Princess of Yogyakarta (born 1978)

Princess Maduretno of Yogyakarta (ꦩꦢꦸꦉꦠ꧀ꦤ; born 12 April 1978) is daughter of Sultan Hamengkubuwono X of Yogyakarta and his consort, Ratu Hemas.

==Early life and education==
Maduretno was born Gusti Raden Ajeng Nurkamnari Dewi on 12 April 1978 in Yogyakarta, Indonesia, to Sultan Hamengkubuwono X and Ratu Hemas.

Nurkamnari Dewi spent her early childhood in the Madukismo Sugar and Spirit Distillery housing complex in Kasihan, Bantul. Because of her parents' royal and political duties, the family moved from Kaliurang in Pakem, Sleman to that housing area in the late 1970s to early 1980s together with other members of the royal household.
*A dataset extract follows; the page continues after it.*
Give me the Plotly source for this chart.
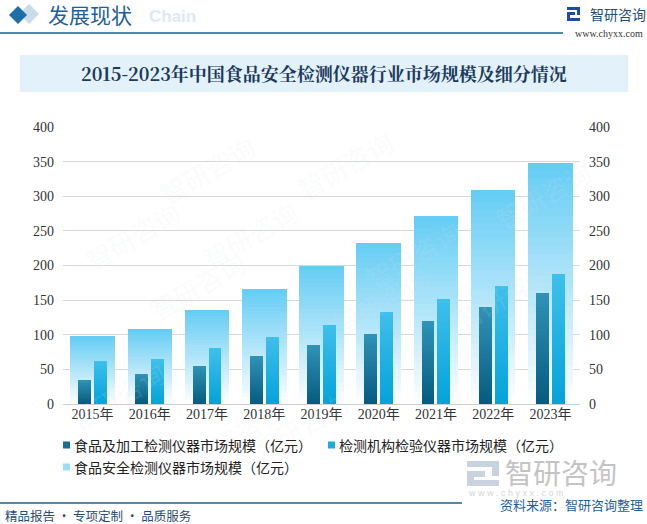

After roughly a decade in Madukismo, the family moved to the Keraton Yogyakarta in February 1988.

Her father, KGPH Mangkubumi, was the eldest son of Hamengkubuwana IX and was regarded as the principal heir to the succession of the Sultanate of Yogyakarta. In 1989, following his grandfather's death, her father was installed as Hamengkubuwana X and her mother became the consort. After their parents' installation, she and her sisters took up full-time residence at the Keraton Ngayogyakarta Hadiningrat.
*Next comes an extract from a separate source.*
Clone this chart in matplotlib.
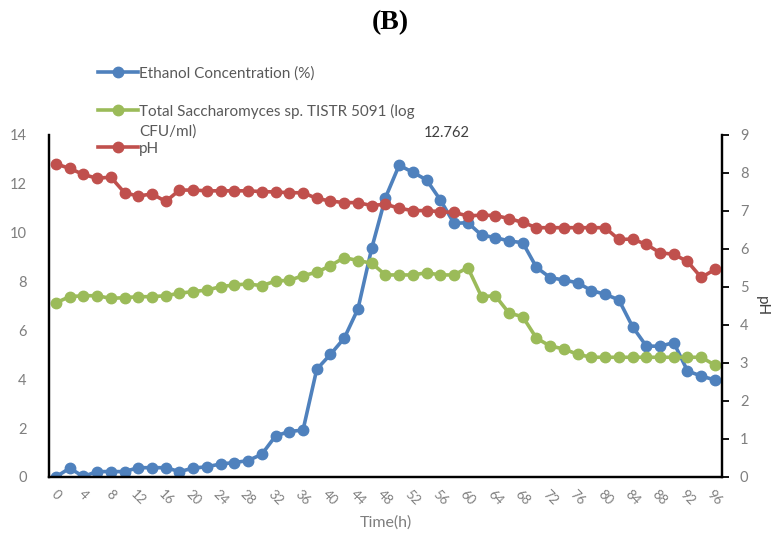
import numpy as np
import matplotlib.pyplot as plt

# 시간축 (2시간 간격)
time_h = list(range(0, 97, 2))

ethanol = [0.0, 0.36, 0.02, 0.22, 0.22, 0.22, 0.38, 0.38, 0.38, 0.22,
           0.36, 0.42, 0.53, 0.59, 0.67, 0.93, 1.68, 1.86, 1.92, 4.41,
           5.02, 5.68, 6.88, 9.36, 11.43, 12.762, 12.47, 12.16, 11.34, 10.38,
           10.41, 9.9, 9.8, 9.66, 9.59, 8.58, 8.16, 8.06, 7.95, 7.63,
           7.48, 7.25, 6.15, 5.36, 5.35, 5.5, 4.34, 4.13, 3.97]

yeast = [7.13, 7.38, 7.42, 7.42, 7.31, 7.34, 7.38, 7.38, 7.42, 7.52,
         7.59, 7.65, 7.79, 7.86, 7.9, 7.83, 8.02, 8.05, 8.24, 8.38,
         8.65, 8.98, 8.86, 8.75, 8.27, 8.27, 8.27, 8.36, 8.27, 8.27,
         8.57, 7.38, 7.42, 6.71, 6.56, 5.68, 5.36, 5.24, 5.02, 4.9,
         4.9, 4.9, 4.9, 4.9, 4.9, 4.9, 4.9, 4.9, 4.58]

ph = [8.24, 8.12, 7.96, 7.86, 7.89, 7.48, 7.39, 7.45, 7.25, 7.55,
      7.55, 7.53, 7.53, 7.53, 7.53, 7.51, 7.5, 7.48, 7.48, 7.33,
      7.26, 7.22, 7.22, 7.14, 7.18, 7.07, 7.01, 7.01, 6.98, 6.96,
      6.87, 6.89, 6.88, 6.8, 6.7, 6.56, 6.56, 6.56, 6.56, 6.56,
      6.56, 6.25, 6.26, 6.12, 5.9, 5.86, 5.67, 5.25, 5.46]

labels = ['Ethanol Concentration (%)',
          'Total Saccharomyces sp. TISTR 5091 (log',
          'pH']
label2_wrap = 'CFU/ml)'  # 두번째 범례 줄바꿈 부분

blue = '#4f81bd'
green = '#9bbb59'
red = '#c0504d'
gray = '#7f7f7f'
leg_color = '#595959'

plt.rcParams['font.family'] = ['Lato', 'DejaVu Sans']

fig = plt.figure(figsize=(7.72, 5.42), dpi=100)
ax = fig.add_axes([0.0635, 0.12, 0.8715, 0.631])
ax2 = ax.twinx()

style = dict(lw=2.6, marker='o', ms=7.5)
l1, = ax.plot(time_h, ethanol, color=blue, label=labels[0], **style)
l2, = ax.plot(time_h, yeast, color=green, label=labels[1], **style)
l3, = ax2.plot(time_h, ph, color=red, label=labels[2], **style)

# 최대값 라벨
imax = int(np.argmax(ethanol))
ax.annotate(f'{ethanol[imax]:.3f}', (time_h[imax], ethanol[imax]),
            xytext=(34, 23), textcoords='offset points', ha='center', va='center',
            fontsize=10.5, color='#404040')

ax.set_xlim(-1, 97)
ax.set_ylim(0, 14)
ax2.set_ylim(0, 9)
ax.set_xticks(time_h[::2])
ax.set_xticklabels([str(t) for t in time_h[::2]], rotation=-45, ha='center',
                   va='top', color=gray, fontsize=9.5)
ax.set_yticks(range(0, 15, 2))
ax2.set_yticks(range(0, 10))
ax.tick_params(axis='y', length=0, labelcolor=gray, labelsize=10.5, pad=16)
ax.tick_params(axis='x', length=0, pad=8)
ax2.tick_params(axis='y', length=5, width=1.3, direction='out', labelcolor=gray,
                labelsize=10.5, pad=8)

for a in (ax, ax2):
    a.spines['top'].set_visible(False)
    for s in ('left', 'right', 'bottom'):
        a.spines[s].set_linewidth(1.6)
        a.spines[s].set_color('black')

ax.set_xlabel('Time(h)', color=gray, fontsize=11.5, labelpad=6)
ax2.set_ylabel('pH', color='#404040', fontsize=11, rotation=270, labelpad=15)

fig.text(0.505, 0.958, '(B)', ha='center', va='center', fontsize=20,
         fontweight='bold', family='Liberation Serif')

leg = fig.legend(handles=[l1, l2, l3], loc='upper left', bbox_to_anchor=(0.119, 0.889),
                 frameon=False, fontsize=11, labelcolor=leg_color, handlelength=2.6,
                 handletextpad=0.1, labelspacing=1.5, borderaxespad=0)

# 두번째 범례 항목의 두번째 줄
fig.canvas.draw()
bb = leg.get_texts()[1].get_window_extent()
W, H = fig.get_size_inches() * fig.dpi
fig.text(bb.x0 / W, (bb.y0 + bb.y1) / 2 / H - 20 / H, label2_wrap, ha='left',
         va='center', fontsize=11, color=leg_color)

fig.savefig('out.png', dpi=100)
Nurkamnari Dewi was raised in the Special Region of Yogyakarta through lower secondary school. She attended SMP Stella Duce Yogyakarta. After graduating, her parents supported her to continue her education in Australia. She completed secondary education at Indooroopilly State High School (ISHS) in Brisbane, Queensland, then remained in Brisbane to study hospitality at TAFE Queensland, before undertaking food and beverage studies at Holmesglen Institute of TAFE (Glen Waverley campus) in Melbourne, Victoria.

==Personal life==
On 9 May 2008, Nurkamnari Dewi married Yun Prasetyo. The wedding was held at the Keraton Yogyakarta and was the third grand wedding of a daughter of Hamengkubuwana X after his elder daughter Pembayun married on 28 May 2002. In accordance with palace custom, prior to the marriage the groom was appointed an abdi dalem of the kraton with the Javanese noble title Kanjeng Raden Tumenggung (KRT) Purbodiningrat, while the bride's court title became Gusti Raden Ayu (GRAy) Purbodiningrat.

The wedding at the kraton was attended by senior state officials, including President Susilo Bambang Yudhoyono and Vice-President Jusuf Kalla. The sequence of events followed customary palace tradition with one exception: there was no kirab procession.

To date, the couple Purbodiningrat and Maduretno have not had children.

==Roles and public activities==
Maduretno carries formal palace responsibilities and is listed among the kraton officials and palace figures with roles related to cultural preservation and ceremonial duties (for example, assigned Penghageng and Tepas posts). She participates in cultural programmes and palace events and is active in local social and cultural initiatives associated with the Yogyakarta Sultanate.